Watch date of service for reporting bundled codes such as 95811.
Patients suffering from sleep disorders such as sleep apnea are regular visitors to a pulmonologist’s office. One of the first steps to reimbursement success in dealing with sleep apnea cases is spot-on diagnosis, and correct choice of codes for treatment and care. Ensure maximum returns on your polysomnography coding by answering the following questions.
Background: Sleep apnea is an involuntary stoppage of breathing that occurs while the patient is asleep. Patients present with one three types of sleep apnea: obstructive, central, or mixed. The majority of cases are of obstructive type sleep apnea. Although the cause of each type of sleep apnea is different, the common factor is that all patients stop breathing repeatedly during their sleep, sometimes hundreds of times during the night and often for a minute or longer. The sleeper remains unaware of these breath stoppages because they don’t trigger a full awakening. The usual symptoms include loud snoring, occasional waking up with a choking or gasping sensation, waking up with a very sore or dry throat, sleepiness or lack of energy during the day, restless sleep, or morning headaches.
1. Is It a Sleep Study or Polysomnography?
Usually, the patient is referred to a pulmonologist by a family physician when he presents with the symptoms.
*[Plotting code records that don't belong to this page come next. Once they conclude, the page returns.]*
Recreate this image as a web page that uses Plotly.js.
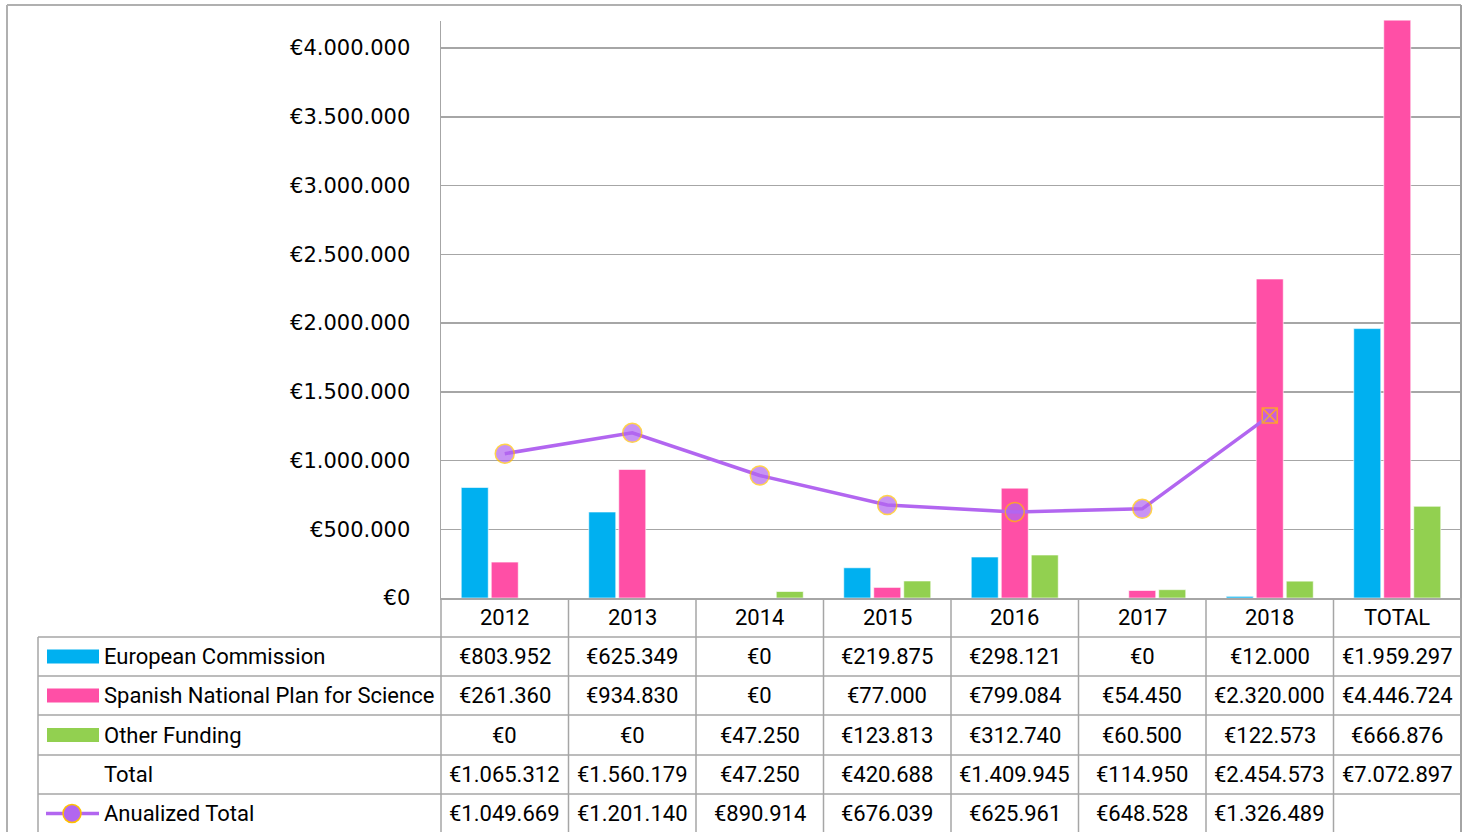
<!DOCTYPE html>
<html><head><meta charset="utf-8">
<script src="https://cdn.plot.ly/plotly-3.0.1.min.js"></script>
<style>html,body{margin:0;padding:0;background:#fff;}#chart{width:1469px;height:832px;}</style>
</head><body><div id="chart"></div>
<script>
const categories = ['2012','2013','2014','2015','2016','2017','2018','TOTAL'];
const europeanCommission = [803952, 625349, 0, 219875, 298121, 0, 12000, 1959297];
const spanishPlan = [261360, 934830, 0, 77000, 799084, 54450, 2320000, 4446724];
const otherFunding = [0, 0, 47250, 123813, 312740, 60500, 122573, 666876];
const totals = [1065312, 1560179, 47250, 420688, 1409945, 114950, 2454573, 7072897];
const lineCategories = ['2012','2013','2014','2015','2016','2017','2018'];
const anualizedTotal = [1049669, 1201140, 890914, 676039, 625961, 648528, 1326489];
const rowLabels = ['European Commission','Spanish National Plan for Science','Other Funding','Total','Anualized Total'];
const yTicks = [0, 500000, 1000000, 1500000, 2000000, 2500000, 3000000, 3500000, 4000000];

const W = 1469, H = 832;
const px = x => x / W;
const py = y => 1 - y / H;
const BLUE = '#00B0F0', PINK = '#FF4FA6', GREEN = '#92D050', PURPLE = '#B266F0', ORANGE = '#FFC000';
const GRID = '#A6A6A6';
const TFONT = {family: '"Liberation Sans Narrow", "Arial Narrow", Roboto, sans-serif', size: 22, color: '#000'};

function eur(v) {
  return '€' + String(v).replace(/\B(?=(\d{3})+(?!\d))/g, '.');
}
const catIndex = c => categories.indexOf(c);
const xBars = categories.map(catIndex);
const xLine = lineCategories.map(catIndex);

const barLine = {color: 'rgba(255,255,255,0.6)', width: 1};
const traces = [
  {type: 'bar', name: rowLabels[0], x: xBars, y: europeanCommission, marker: {color: BLUE, line: barLine}},
  {type: 'bar', name: rowLabels[1], x: xBars, y: spanishPlan, marker: {color: PINK, line: barLine}},
  {type: 'bar', name: rowLabels[2], x: xBars, y: otherFunding, marker: {color: GREEN, line: barLine}},
  {type: 'scatter', mode: 'lines+markers', name: rowLabels[4], x: xLine, y: anualizedTotal,
   line: {color: PURPLE, width: 3.5},
   marker: {color: PURPLE, size: xLine.map((c,i)=> i === xLine.length-1 ? 15 : 19),
            symbol: xLine.map((c,i)=> i === xLine.length-1 ? 'square-x' : 'circle'),
            line: {color: ORANGE, width: 1.5}}}
];

const xL = 441, xR = 1461, tableLeft = 38;
const rowTops = [598, 637, 676, 715, 755, 794, 833];
const colW = (xR - xL) / categories.length;

const shapes = [];
const annotations = [];
shapes.push({type:'line', xref:'paper', yref:'paper', x0:px(7), x1:px(1461), y0:py(5), y1:py(5), line:{color:'#B0B0B0', width:2}});
shapes.push({type:'line', xref:'paper', yref:'paper', x0:px(7), x1:px(7), y0:py(5), y1:py(840), line:{color:'#B0B0B0', width:2}});
shapes.push({type:'line', xref:'paper', yref:'paper', x0:px(1461), x1:px(1461), y0:py(5), y1:py(840), line:{color:'#A0A0A0', width:2}});
for (let r = 1; r < rowTops.length - 1; r++) {
  shapes.push({type:'line', xref:'paper', yref:'paper', x0:px(tableLeft), x1:px(xR), y0:py(rowTops[r]), y1:py(rowTops[r]), line:{color:GRID, width:1.5}});
}
for (let c = 0; c <= categories.length; c++) {
  const x = xL + c * colW;
  shapes.push({type:'line', xref:'paper', yref:'paper', x0:px(x), x1:px(x), y0:py(598), y1:py(840), line:{color:GRID, width:1.5}});
}
shapes.push({type:'line', xref:'paper', yref:'paper', x0:px(tableLeft), x1:px(tableLeft), y0:py(637), y1:py(840), line:{color:GRID, width:1.5}});

categories.forEach((c, i) => {
  annotations.push({x:i, xref:'x', y:py((rowTops[0]+rowTops[1])/2), yref:'paper', text:c, showarrow:false, font:TFONT, xanchor:'center', yanchor:'middle'});
});
const rows = [europeanCommission, spanishPlan, otherFunding, totals, anualizedTotal];
rows.forEach((vals, r) => {
  const yc = py((rowTops[r+1] + rowTops[r+2]) / 2);
  annotations.push({x:px(102), xref:'paper', y:yc, yref:'paper', text:rowLabels[r], showarrow:false, font:TFONT, xanchor:'left', yanchor:'middle'});
  vals.forEach((v, i) => {
    annotations.push({x:i, xref:'x', y:yc, yref:'paper', text:eur(v), showarrow:false, font:TFONT, xanchor:'center', yanchor:'middle'});
  });
});
const keyColors = [BLUE, PINK, GREEN];
keyColors.forEach((col, r) => {
  const yc = (rowTops[r+1] + rowTops[r+2]) / 2;
  shapes.push({type:'rect', xref:'paper', yref:'paper', x0:px(47), x1:px(99), y0:py(yc-7), y1:py(yc+7), fillcolor:col, line:{width:0}});
});
{
  const yc = (rowTops[5] + rowTops[6]) / 2;
  shapes.push({type:'line', xref:'paper', yref:'paper', x0:px(46), x1:px(99), y0:py(yc), y1:py(yc), line:{color:PURPLE, width:3.5}});
  shapes.push({type:'circle', xref:'paper', yref:'paper', x0:px(63), x1:px(81), y0:py(yc-9), y1:py(yc+9), fillcolor:PURPLE, line:{color:ORANGE, width:1.5}});
}

const layout = {
  width: W, height: H,
  margin: {l:0, r:0, t:0, b:0},
  paper_bgcolor: '#fff', plot_bgcolor: '#fff',
  showlegend: false,
  barmode: 'group', bargap: 0.294, bargroupgap: 0.1,
  xaxis: {type:'linear', range:[-0.5, categories.length - 0.5],
          domain:[px(xL), px(xR)], showticklabels:false, showgrid:false, zeroline:false,
          showline:true, linecolor:GRID, linewidth:1.5, fixedrange:true},
  yaxis: {type:'linear', domain:[py(598), py(20.5)], range:[0, 4200000],
          tickmode:'array', tickvals:yTicks, ticktext:yTicks.map(eur),
          showgrid:true, gridcolor:GRID, gridwidth:1.5, zeroline:false,
          showline:true, linecolor:GRID, linewidth:1.5, ticks:'', ticklabelstandoff:25,
          tickfont:{family:'"DejaVu Sans", sans-serif', size:21, color:'#000'}, fixedrange:true},
  shapes: shapes,
  annotations: annotations
};

Plotly.newPlot('chart', traces, layout, {displayModeBar:false, staticPlot:true});
</script>
</body></html>
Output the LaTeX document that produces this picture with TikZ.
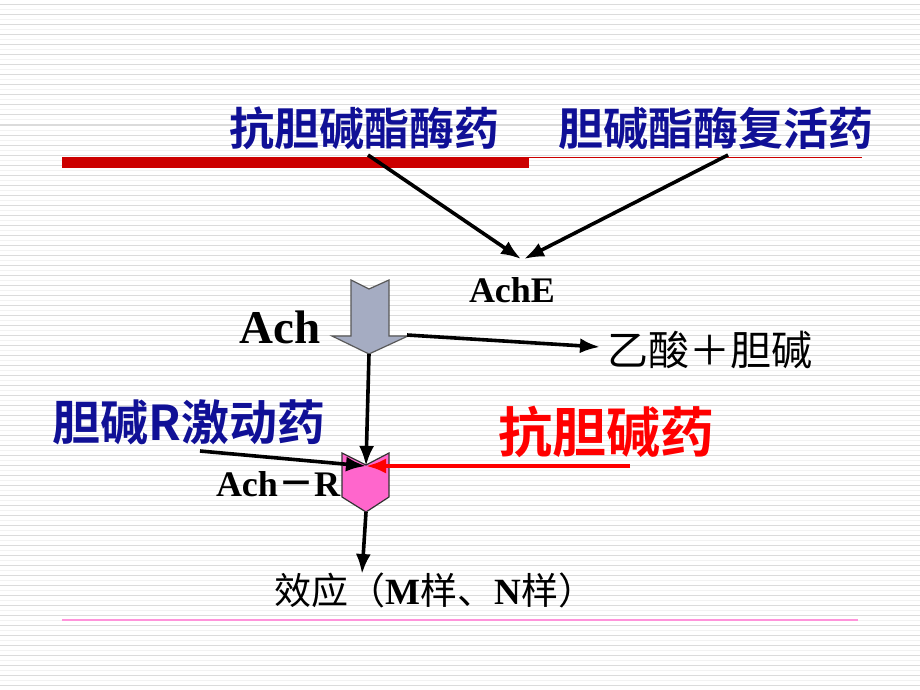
\documentclass[tikz,border=0pt]{standalone}
\usepackage{fontspec}
\setmainfont{Liberation Serif}
\newfontfamily\cjk[BoldFont={Noto Sans CJK SC Bold}]{Noto Sans CJK SC}
\usetikzlibrary{arrows.meta}
\definecolor{titleblue}{RGB}{16,16,150}
\definecolor{barred}{RGB}{204,0,0}
\definecolor{arrowgray}{RGB}{165,172,194}
\definecolor{rpink}{RGB}{255,102,204}

\begin{document}
\begin{tikzpicture}[
        x=0.5pt, y=-0.5pt,
        line/.style={-{Latex[length=10pt, width=7.5pt]}, line width=1.8pt},
        title/.style={font=\cjk\bfseries\fontsize{22.5}{24}\selectfont, text=titleblue, inner sep=1pt},
        latin/.style={font=\bfseries, inner sep=1pt},
        plain/.style={font=\cjk, inner sep=1pt}
    ]

    % background stripes
    \useasboundingbox (0,0) rectangle (920,690);
    \fill[white] (0,0) rectangle (920,690);
    \foreach \y in {0,10,...,690} {
        \draw[gray!10, line width=0.5pt] (0,\y) -- (920,\y);
        \draw[gray!28, line width=0.5pt] (0,\y+5) -- (920,\y+5);
    }

    % bars
    \fill[barred] (62,157) rectangle (529,168);
    \draw[barred, line width=0.6pt] (529,157.5) -- (862,157.5);
    \draw[rpink!70, line width=0.6pt] (62,620) -- (858,620);

    % labels
    \node[title] (anti) at (364,128) {抗胆碱酯酶药};
    \node[title] (react) at (716,128) {胆碱酯酶复活药};
    \node[latin, font=\bfseries\fontsize{18}{20}\selectfont] (ache) at (512,290) {AchE};
    \node[latin, font=\bfseries\fontsize{23.5}{25}\selectfont] (ach) at (280,327) {Ach};
    \node[plain, font=\cjk\fontsize{20.5}{22}\selectfont] (prod) at (710,350) {乙酸＋胆碱};
    \node[title, font=\cjk\bfseries\fontsize{24}{26}\selectfont] (agon) at (189,422) {胆碱R激动药};
    \node[title, text=red, font=\cjk\bfseries\fontsize{27}{29}\selectfont] (antag) at (606,432) {抗胆碱药};
    \node[latin, font=\bfseries\fontsize{18}{20}\selectfont] (achr) at (278,484) {Ach{\cjk －}R};
    \node[plain, font=\cjk\fontsize{18.5}{20}\selectfont] (effect) at (435,590)
        {效应（{\rmfamily\bfseries M}样、{\rmfamily\bfseries N}样）};

    % points on the shapes
    \coordinate (s1) at (368,155);
    \coordinate (s2) at (728,155);
    \coordinate (e1) at (521,259);
    \coordinate (e2) at (524,259);
    \coordinate (achwing) at (407,335);
    \coordinate (achtip) at (369,354);
    \coordinate (notch) at (366,466);
    \coordinate (rtip) at (366,512);
    \coordinate (prodin) at (600,347);
    \coordinate (agonout) at (200,451);
    \coordinate (antagout) at (630,466);
    \coordinate (effin) at (362,574);

    % Ach block arrow
    \draw[gray!70!black, fill=arrowgray, line width=0.6pt]
        (351,280) -- (369,289) -- (389,280) -- (389,336) -- (408,336)
        -- (achtip) -- (332,336) -- (351,336) -- cycle;

    % receptor
    \draw[gray!40!black, fill=rpink, line width=0.6pt]
        (342,453) -- (366,465) -- (389,453) -- (389,497) -- (rtip)
        -- (342,497) -- cycle;

    \draw[line] (s1) -- (e1);
    \draw[line] (s2) -- (e2);
    \draw[line] (achwing) -- (prodin);
    \draw[line] (achtip) -- (notch);
    \draw[line] (agonout) -- (notch);
    \draw[line, red] (antagout) -- (notch);
    \draw[line] (rtip) -- (effin);

\end{tikzpicture}
\end{document}
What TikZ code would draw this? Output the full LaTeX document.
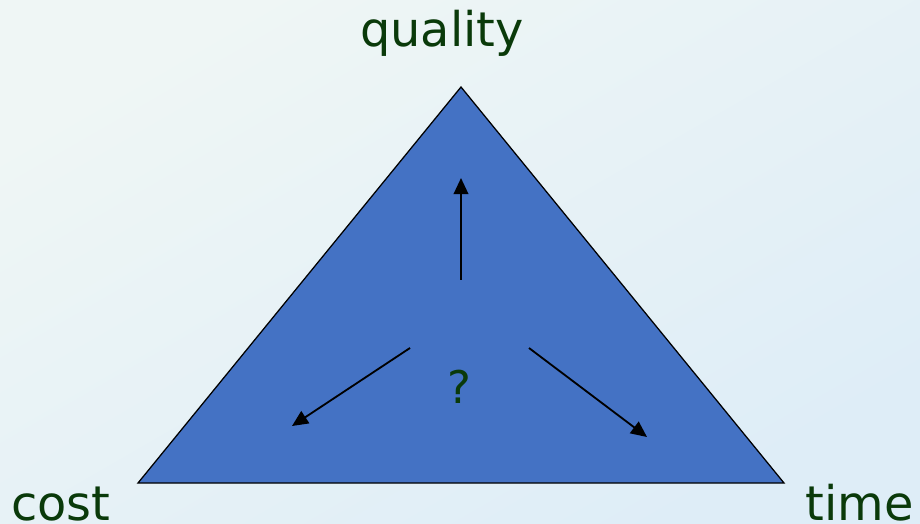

Your pulmonologist will schedule a sleep study or polysomnography to confirm or discard the diagnosis.
Polysomnography is a sleep study that records many body functions including the brain’s electrical activity, eye movement, muscle activity, heart rate, respiratory effort, airflow, and blood oxygen levels. Most polysomnography studies consist of about 16 channels and are used to diagnose several sleep disorders. Polysomnography differs from a sleep study in that it includes sleep staging.
In order for you to report polysomnography, sleep must be both recorded and staged. Polysomnography involves monitoring of several activity levels during a minimum numbers of hours of sleep, usually about six. Generally, monitoring will include measuring of heart rate and rhythm, chest bands that measure respiration, and additional monitors that sense oxygen and carbon dioxide levels in the blood. These physiological parameters of sleep must be continuous and simultaneously monitored and recorded for six or more hours with a subsequent physician review, interpretation and report. If a polysomnography is performed, you will report it from the following codes, depending upon the number of parameters tested:
2. Was CPAP Part of the Procedure?
When suspecting obstructive sleep apnea (OSA), the pulmonologist may opt for a split study that involves two steps. First, a polysomnography is performed where the patient’s sleep is monitored. Once the patient’s sleep has been monitored and the apnea witnessed and recorded, the second part of the study involves the treatment. The pulmonologist initiates continuous positive airway pressure ventilation (CPAP) and then monitors its effect.
You can report the treatment with 94660 (Continuous positive airway pressure ventilation [CPAP], initiation and management) but only when the initiation of CPAP does not occur during the course of the split night study, and the patient must be brought back to the office at a later time. Given the guidelines required by polysomnography, the study may have started, but not enough data may have been collected to allow for the fitting and administering of CPAP during the single encounter. However, if enough data are collected to warrant CPAP initiation during the session, , you will report the split sleep study 95811 (... sleep staging with 4 or more additional parameters of sleep, with initiation of continuous positive airway pressure therapy or bilevel ventilation, attended by a technologist). This code bundles the polysomnograpy with the CPAP treatment, appropriate when the two procedures are performed during the same study. Do not report separate components, 95810 on day 1, and 94660 on day 2 in this case.
It is important to have the documentation supporting the code used readily available.
Did the Physician Administer Bilevel Ventilation?
Although central sleep apnea is reported similarly to obstructive sleep apnea, it involves different symptoms and requires a different treatment plan. The patient undergoes a similar split sleep study. The polysomnography portion must meet the same guidelines as obstructive sleep apnea. However, in central sleep apnea, the second half of the study involves bilevel ventilation rather than CPAP. The same rules apply – codes 95810 and 94660 cannot be reported if the procedures are provided during a single sleep study encounter; they would be bundled and you will report only 95811.
Sometimes the pulmonologist may decide to perform a CPAP study (similar to a split sleep study except the patient uses CPAP for the entire time) if she notices changes in the conditions of patients already on CPAP. For example, they may have an increase in snoring or they may feel sleepier. You would report this service using the same code-- 95811.